Julia Gale started her career in geology with undergraduate studies at Imperial College, London. She obtained a Ph.D. in Structural Geology from Exeter University, UK in 1987, working on the Archean of southern West Greenland. She taught structural geology and tectonics for 12 years at the University of Derby, UK, having research interests in the Dalradian of NE Scotland and the Mona Complex of Anglesey, NW Wales. Julia moved to the University of Texas at Austin in 1998, where she is a Research Scientist at the Bureau of Economic Geology in the Jackson School of Geosciences. Her research focus is on natural fracture characterization and prediction in shale and carbonate hydrocarbon reservoirs.
Abstract 1: Natural Fractures in Shale Hydrocarbon Reservoirs
Using examples from shale reservoirs worldwide, I demonstrate the diversity of shale-hosted fracture systems and present evidence for how and why various fractures systems form. Core and outcrop observations, strength tests on shale and on fractures in core, and geomechanical models allow prediction of fracture patterns and attributes that can be taken into account in well placement and hydraulic fracture treatment design. Both open and sealed fractures can interact with and modify hydraulic fracture size and shape. Open fractures can enhance reservoir permeability but may conduct treatment fluids great distances, in some instances possibly aseismically.

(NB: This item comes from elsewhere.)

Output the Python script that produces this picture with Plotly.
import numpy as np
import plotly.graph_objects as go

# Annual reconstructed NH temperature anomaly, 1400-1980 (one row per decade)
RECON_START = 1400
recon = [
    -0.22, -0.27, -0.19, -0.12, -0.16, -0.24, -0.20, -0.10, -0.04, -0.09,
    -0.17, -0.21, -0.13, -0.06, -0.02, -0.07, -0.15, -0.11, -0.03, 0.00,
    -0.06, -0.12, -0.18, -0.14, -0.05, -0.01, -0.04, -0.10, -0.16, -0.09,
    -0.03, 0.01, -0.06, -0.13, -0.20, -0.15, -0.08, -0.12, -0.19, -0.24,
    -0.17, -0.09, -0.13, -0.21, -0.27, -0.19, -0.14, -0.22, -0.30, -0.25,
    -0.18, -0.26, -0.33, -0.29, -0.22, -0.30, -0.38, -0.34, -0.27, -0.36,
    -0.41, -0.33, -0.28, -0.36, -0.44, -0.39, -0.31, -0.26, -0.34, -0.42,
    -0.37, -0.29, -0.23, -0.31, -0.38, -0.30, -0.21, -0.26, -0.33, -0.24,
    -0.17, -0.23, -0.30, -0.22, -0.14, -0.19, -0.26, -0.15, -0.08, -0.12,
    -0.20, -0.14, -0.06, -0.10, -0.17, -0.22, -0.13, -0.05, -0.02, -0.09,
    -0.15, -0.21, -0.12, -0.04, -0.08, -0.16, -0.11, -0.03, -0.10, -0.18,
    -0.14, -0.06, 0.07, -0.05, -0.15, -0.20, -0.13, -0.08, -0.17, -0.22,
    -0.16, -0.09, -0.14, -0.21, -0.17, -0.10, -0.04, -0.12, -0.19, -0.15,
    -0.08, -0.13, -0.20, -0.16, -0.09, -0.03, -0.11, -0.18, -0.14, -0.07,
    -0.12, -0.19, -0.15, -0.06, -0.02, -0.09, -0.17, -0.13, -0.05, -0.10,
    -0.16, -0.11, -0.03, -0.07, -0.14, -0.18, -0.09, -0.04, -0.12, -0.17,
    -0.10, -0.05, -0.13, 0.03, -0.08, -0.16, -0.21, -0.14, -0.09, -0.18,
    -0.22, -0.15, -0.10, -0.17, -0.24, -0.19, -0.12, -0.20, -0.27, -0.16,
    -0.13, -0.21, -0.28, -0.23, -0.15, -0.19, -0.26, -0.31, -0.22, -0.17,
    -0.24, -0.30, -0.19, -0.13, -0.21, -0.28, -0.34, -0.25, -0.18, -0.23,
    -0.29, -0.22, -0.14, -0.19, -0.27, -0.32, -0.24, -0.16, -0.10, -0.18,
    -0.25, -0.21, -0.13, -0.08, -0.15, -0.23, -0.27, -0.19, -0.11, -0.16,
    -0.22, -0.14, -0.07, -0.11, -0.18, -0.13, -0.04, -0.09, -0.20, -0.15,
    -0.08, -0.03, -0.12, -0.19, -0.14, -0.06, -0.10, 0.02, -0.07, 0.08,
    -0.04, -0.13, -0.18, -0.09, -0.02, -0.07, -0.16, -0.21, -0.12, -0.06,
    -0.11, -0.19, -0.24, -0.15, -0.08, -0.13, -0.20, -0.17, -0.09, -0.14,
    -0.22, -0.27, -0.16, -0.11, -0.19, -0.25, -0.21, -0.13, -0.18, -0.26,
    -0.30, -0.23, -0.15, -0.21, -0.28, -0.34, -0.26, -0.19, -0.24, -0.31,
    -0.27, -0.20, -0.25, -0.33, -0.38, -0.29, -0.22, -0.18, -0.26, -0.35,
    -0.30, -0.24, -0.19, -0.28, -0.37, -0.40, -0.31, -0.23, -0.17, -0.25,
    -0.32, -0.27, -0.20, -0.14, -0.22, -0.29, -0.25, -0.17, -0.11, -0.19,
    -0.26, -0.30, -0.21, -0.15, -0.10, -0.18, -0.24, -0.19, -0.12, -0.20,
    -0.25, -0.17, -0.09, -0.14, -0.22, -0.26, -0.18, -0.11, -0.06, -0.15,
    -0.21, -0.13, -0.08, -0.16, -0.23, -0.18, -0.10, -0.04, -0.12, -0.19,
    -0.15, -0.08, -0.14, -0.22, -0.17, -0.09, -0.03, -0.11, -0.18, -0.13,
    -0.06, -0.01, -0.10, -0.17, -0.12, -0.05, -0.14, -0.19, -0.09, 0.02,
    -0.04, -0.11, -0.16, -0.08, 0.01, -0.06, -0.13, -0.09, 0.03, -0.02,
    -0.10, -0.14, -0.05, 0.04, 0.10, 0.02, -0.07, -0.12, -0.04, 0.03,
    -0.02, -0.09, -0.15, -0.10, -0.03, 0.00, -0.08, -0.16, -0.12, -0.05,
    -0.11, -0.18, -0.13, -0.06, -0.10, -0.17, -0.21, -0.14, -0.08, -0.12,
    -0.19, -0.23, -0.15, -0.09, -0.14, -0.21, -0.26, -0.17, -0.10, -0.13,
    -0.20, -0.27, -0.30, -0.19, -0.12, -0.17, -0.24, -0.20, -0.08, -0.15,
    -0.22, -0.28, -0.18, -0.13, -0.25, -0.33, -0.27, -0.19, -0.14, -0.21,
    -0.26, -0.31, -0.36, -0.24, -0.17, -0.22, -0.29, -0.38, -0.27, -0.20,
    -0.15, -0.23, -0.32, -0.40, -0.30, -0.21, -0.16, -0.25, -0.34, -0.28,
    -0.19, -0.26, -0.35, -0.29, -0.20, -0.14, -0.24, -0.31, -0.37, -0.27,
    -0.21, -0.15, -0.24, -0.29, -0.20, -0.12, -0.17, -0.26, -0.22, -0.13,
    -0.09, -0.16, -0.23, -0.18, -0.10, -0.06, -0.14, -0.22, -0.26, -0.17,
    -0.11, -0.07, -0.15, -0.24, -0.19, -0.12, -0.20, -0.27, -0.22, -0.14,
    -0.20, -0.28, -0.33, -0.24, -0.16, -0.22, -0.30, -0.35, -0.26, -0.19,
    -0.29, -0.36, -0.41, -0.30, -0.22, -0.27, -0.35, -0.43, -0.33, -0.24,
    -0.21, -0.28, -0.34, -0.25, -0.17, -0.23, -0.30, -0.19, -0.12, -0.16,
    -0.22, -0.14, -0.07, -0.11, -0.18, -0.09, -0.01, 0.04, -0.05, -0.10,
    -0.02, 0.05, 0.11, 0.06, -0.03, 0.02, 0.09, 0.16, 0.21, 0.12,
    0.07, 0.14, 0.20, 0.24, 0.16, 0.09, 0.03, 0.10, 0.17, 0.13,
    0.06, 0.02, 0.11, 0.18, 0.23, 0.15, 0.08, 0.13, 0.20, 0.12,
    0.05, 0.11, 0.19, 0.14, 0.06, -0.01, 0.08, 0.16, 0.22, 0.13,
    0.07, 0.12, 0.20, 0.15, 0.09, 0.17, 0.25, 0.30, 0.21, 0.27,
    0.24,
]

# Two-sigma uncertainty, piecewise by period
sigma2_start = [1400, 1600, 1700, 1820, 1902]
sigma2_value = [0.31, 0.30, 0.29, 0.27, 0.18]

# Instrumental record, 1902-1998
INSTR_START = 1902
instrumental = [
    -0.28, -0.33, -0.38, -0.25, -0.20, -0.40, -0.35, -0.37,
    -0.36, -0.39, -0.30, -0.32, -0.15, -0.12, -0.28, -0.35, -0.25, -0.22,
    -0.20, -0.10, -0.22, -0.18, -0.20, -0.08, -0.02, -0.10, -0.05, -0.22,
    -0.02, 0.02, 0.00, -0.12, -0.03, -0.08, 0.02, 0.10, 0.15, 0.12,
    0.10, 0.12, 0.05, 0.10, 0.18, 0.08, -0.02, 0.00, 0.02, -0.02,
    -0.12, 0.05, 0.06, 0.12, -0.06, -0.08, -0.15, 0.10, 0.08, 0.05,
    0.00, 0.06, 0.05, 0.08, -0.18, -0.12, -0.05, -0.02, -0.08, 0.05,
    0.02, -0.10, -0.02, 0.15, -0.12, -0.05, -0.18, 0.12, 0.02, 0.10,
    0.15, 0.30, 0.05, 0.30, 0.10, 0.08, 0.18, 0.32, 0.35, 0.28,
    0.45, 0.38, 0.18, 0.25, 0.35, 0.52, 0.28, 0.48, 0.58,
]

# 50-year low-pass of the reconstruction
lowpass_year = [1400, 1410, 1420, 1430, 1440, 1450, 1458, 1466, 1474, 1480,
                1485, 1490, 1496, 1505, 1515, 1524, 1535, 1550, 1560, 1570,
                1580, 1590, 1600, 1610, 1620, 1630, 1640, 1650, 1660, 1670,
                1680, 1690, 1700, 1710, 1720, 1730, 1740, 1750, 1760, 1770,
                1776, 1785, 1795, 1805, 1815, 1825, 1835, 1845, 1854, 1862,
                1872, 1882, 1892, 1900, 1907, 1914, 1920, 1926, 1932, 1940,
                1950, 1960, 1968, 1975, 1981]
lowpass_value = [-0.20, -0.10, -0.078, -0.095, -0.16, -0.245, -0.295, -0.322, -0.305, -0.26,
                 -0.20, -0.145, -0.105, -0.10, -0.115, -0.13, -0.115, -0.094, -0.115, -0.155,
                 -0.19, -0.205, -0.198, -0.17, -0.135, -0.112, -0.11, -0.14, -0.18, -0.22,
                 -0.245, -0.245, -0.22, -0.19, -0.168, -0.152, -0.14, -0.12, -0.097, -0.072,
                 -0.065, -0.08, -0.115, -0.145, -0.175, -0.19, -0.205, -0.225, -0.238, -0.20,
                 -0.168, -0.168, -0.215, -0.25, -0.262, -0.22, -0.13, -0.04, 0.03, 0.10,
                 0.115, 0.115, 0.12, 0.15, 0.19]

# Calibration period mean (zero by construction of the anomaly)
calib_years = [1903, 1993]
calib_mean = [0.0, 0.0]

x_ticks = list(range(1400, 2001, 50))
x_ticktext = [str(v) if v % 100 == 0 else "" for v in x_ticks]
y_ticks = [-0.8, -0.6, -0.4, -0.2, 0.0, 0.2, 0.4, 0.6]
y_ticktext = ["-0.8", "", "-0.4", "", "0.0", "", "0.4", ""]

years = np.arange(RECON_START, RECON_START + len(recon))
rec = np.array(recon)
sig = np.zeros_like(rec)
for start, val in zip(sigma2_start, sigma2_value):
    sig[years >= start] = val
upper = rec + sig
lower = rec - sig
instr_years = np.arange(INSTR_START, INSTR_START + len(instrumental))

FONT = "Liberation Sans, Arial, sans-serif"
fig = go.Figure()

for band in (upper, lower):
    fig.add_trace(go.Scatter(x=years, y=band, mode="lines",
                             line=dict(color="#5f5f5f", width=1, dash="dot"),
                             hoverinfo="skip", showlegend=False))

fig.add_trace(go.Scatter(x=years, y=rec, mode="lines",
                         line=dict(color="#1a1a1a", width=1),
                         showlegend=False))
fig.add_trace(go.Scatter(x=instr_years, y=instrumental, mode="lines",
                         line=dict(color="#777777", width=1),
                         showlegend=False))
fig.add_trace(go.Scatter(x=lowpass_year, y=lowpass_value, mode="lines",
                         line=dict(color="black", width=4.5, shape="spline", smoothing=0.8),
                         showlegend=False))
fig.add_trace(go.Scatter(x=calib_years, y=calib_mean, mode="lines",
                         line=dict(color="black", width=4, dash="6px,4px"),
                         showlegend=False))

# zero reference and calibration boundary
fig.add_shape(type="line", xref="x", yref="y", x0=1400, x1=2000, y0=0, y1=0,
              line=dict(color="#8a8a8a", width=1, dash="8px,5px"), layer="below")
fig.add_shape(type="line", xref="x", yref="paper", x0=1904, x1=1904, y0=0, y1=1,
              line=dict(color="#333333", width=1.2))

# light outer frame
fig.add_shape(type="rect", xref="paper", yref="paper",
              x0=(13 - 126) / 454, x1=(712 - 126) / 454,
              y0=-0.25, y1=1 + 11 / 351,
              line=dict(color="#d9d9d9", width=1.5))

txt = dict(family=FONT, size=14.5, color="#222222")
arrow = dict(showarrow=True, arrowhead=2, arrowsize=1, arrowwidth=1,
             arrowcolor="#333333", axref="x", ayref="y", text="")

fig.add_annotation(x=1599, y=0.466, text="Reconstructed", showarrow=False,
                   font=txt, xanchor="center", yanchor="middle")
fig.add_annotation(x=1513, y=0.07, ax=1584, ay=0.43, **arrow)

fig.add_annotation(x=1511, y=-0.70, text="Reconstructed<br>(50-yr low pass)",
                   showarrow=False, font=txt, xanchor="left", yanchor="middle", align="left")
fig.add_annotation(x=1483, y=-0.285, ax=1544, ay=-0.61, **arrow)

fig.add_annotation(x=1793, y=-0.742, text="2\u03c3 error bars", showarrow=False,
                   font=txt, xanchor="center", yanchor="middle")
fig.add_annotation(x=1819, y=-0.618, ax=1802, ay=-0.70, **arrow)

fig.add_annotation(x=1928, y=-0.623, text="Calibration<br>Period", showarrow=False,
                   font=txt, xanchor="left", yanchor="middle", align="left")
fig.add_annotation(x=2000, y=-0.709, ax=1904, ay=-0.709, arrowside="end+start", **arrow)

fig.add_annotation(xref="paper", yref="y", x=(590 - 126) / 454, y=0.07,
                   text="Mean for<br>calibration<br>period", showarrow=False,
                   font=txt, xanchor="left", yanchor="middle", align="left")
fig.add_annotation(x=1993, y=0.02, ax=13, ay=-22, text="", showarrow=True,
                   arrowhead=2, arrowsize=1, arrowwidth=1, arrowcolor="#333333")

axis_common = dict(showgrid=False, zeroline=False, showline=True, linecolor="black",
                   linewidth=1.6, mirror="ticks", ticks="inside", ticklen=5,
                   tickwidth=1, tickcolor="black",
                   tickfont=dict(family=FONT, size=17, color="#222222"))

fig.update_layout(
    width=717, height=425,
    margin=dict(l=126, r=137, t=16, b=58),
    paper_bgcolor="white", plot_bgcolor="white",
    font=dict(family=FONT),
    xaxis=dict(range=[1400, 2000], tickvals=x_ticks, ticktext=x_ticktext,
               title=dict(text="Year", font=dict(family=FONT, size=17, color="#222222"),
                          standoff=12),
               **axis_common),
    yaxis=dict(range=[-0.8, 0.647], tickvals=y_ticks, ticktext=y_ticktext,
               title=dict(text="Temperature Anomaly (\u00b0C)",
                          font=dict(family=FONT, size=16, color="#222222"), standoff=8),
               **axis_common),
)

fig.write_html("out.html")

We have addressed the challenge of incomplete sampling of subsurface fractures through comprehensive fracture data collection in cores and image logs and careful selection of outcrops, coupled with an understanding of how fractures and their attributes scale. We also use tested mechanistic models of how fractures grow in tight sandstones and carbonates to interpret fractures in shale. In order to predict fracture patterns and attributes it is helpful to understand their mechanism of formation and timing in the context of the burial and tectonic histories of the basin in which they are forming. A key variable is the depth of burial, and thereby the temperature, pore-fluid pressure and effective stress at the time of fracture development. For the most part the origin of fractures cannot be determined from their orientation or commonly-measured attributes such as width, height and length. The mineral fill in sealed fractures does provide an opportunity, however, and we use fluid-inclusion studies of fracture cements tied to burial history to unravel their origin.

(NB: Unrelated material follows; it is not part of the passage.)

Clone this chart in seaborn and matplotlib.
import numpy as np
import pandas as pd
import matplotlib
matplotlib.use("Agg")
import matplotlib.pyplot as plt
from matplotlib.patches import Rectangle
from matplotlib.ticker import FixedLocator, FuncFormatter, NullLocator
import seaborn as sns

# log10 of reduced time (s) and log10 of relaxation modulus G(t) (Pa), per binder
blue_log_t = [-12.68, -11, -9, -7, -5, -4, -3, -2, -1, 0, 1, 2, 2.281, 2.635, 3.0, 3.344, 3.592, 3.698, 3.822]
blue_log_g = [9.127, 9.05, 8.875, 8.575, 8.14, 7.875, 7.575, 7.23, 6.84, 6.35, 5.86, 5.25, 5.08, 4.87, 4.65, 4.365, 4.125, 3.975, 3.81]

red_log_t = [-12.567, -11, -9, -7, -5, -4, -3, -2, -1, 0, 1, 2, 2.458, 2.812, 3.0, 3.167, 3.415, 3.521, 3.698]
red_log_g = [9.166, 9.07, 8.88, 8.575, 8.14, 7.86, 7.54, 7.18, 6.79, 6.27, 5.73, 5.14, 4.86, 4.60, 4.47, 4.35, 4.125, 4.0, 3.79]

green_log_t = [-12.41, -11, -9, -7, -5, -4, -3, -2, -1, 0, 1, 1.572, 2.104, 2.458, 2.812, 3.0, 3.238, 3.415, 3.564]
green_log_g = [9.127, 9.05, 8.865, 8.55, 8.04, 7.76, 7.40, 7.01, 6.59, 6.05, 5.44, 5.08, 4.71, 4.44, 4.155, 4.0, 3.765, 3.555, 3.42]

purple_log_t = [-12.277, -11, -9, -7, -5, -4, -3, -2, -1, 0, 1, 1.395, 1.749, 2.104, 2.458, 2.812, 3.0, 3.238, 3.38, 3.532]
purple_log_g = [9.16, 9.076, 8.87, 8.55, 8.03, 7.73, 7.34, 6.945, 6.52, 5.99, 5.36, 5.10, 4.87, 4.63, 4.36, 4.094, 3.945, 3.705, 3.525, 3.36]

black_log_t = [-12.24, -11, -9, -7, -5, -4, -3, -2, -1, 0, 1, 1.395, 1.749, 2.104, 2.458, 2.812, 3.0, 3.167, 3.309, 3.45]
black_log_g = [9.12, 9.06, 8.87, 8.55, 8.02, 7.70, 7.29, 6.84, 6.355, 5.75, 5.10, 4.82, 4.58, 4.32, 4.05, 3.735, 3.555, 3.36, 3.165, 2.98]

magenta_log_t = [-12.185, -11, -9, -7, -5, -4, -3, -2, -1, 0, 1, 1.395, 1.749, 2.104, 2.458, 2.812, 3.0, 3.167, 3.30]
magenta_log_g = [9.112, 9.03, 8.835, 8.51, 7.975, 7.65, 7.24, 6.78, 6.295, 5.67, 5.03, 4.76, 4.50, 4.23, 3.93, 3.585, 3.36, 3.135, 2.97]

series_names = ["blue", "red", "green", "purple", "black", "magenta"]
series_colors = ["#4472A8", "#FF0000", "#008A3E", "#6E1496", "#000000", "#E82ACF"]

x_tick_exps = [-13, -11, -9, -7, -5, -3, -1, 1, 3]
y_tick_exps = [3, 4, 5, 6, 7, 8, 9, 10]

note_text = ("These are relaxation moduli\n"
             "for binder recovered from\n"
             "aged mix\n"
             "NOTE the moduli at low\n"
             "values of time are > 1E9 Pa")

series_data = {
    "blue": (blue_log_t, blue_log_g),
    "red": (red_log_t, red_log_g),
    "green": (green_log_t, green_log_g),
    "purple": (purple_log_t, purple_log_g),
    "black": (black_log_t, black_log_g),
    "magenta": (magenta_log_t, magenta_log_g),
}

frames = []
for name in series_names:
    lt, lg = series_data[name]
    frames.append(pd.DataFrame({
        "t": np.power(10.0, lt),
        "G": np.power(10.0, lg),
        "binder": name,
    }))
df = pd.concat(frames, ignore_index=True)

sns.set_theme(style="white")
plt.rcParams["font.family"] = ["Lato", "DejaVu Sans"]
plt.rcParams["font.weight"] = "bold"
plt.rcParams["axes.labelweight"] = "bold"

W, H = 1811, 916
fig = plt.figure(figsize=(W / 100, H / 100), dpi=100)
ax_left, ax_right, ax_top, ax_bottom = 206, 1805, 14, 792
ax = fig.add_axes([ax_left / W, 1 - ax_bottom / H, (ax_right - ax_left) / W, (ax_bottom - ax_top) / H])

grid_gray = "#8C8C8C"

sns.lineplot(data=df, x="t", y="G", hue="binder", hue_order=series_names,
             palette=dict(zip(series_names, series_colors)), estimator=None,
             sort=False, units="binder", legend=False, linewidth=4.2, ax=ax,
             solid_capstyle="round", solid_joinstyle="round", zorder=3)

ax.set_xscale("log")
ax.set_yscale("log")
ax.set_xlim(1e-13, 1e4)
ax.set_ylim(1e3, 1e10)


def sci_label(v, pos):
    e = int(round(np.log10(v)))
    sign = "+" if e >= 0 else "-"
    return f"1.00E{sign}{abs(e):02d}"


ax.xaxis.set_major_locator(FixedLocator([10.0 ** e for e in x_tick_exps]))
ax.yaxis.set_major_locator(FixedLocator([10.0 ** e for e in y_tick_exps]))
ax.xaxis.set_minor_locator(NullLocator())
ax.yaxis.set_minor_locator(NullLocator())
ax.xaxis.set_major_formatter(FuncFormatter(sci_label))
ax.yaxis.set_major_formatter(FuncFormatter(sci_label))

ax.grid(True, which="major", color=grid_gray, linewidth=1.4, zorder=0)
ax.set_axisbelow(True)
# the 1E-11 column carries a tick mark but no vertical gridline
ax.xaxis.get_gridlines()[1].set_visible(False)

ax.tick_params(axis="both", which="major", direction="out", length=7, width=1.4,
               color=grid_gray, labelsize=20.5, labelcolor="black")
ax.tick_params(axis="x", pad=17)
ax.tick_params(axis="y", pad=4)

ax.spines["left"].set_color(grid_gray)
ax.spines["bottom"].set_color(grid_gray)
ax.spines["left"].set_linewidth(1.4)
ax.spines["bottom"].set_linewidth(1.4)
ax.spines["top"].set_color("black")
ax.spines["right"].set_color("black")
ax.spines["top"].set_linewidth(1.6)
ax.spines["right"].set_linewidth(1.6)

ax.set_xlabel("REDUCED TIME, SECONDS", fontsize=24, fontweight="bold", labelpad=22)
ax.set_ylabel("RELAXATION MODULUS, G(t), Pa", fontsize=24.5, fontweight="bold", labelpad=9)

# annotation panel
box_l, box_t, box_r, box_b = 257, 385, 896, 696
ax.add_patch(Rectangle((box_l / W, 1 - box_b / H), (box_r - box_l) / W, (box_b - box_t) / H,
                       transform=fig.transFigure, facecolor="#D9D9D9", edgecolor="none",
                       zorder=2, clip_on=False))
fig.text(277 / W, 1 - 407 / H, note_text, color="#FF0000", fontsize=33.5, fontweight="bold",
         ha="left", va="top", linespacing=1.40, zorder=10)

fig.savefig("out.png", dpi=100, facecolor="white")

Interaction with hydraulic fracture treatments may serve to increase the effectiveness of the hydraulic fracture network, or could work against it. Factors governing the interaction include natural fracture intensity, orientation with respect to reservoir stress directions, and the strength of the fracture plane relative to intact host rock. We tested the effect of calcite-sealed fractures in Barnett Shale on tensile strength of shale with a bending test. Samples containing natural fractures have half the tensile strength of those without and always break along the natural fracture plane. Yet in other examples the weakness is in the cement itself, partly because of retained fracture porosity.
Natural fractures in shales likely grew by slow, chemically assisted (subcritical) propagation and we use a subcritical propagation criterion to model the growing fractures. The subcritical crack index is a mechanical rock property that controls fracture spacing and an input parameter for the models. We measured the subcritical crack index for several shales. The index is generally high for Barnett Shale, in excess of 100, although it does show variability with facies. By contrast, subcritical indices in the New Albany Shale are much lower, and also show considerable variability. Barnett Shale subcritical indices suggest high clustering whereas New Albany Shale subcritical indices suggest fractures are likely to be more evenly spaced, with spacing related to mechanical layer thickness. We are investigating the variability in subcritical index in shale and how it might tie to other rock properties.

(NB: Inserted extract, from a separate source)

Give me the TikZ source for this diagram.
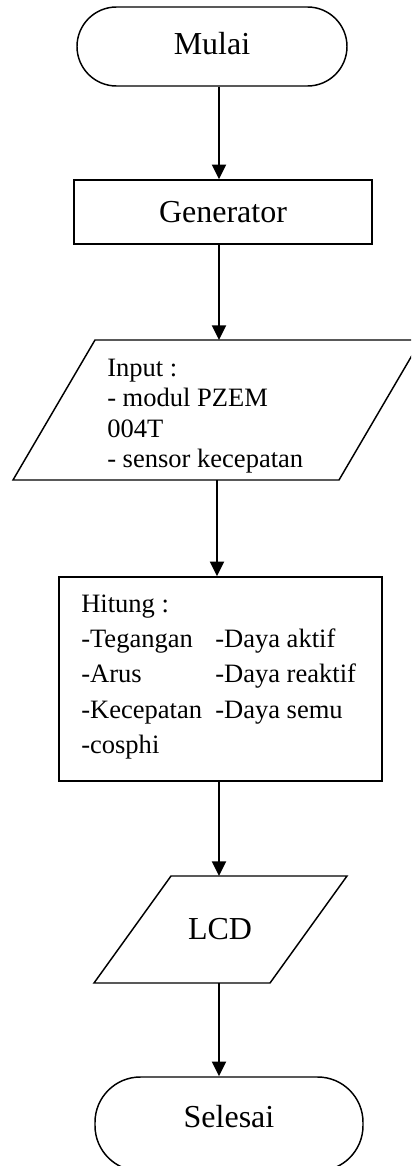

Abstract 2: Natural Fracture Patterns and Attributes Across a Range of Scales
Natural fractures are a prominent and dramatic feature of many outcrops and are commonly observed in core, where they govern subsurface fluid flow and rock strength. Examples from more than 20 fractured reservoirs show a wide range of fracture sizes and patterns of spatial organization. These patterns can be understood in terms of geochemical and mechanical processes across a range of scales. Fractures in core show pervasive evidence of geochemical reactions; more than is typical of fractures in many outcrops. Accounting for geochemistry and size and size-arrangement and their interactions leads to better predictions of fluid flow.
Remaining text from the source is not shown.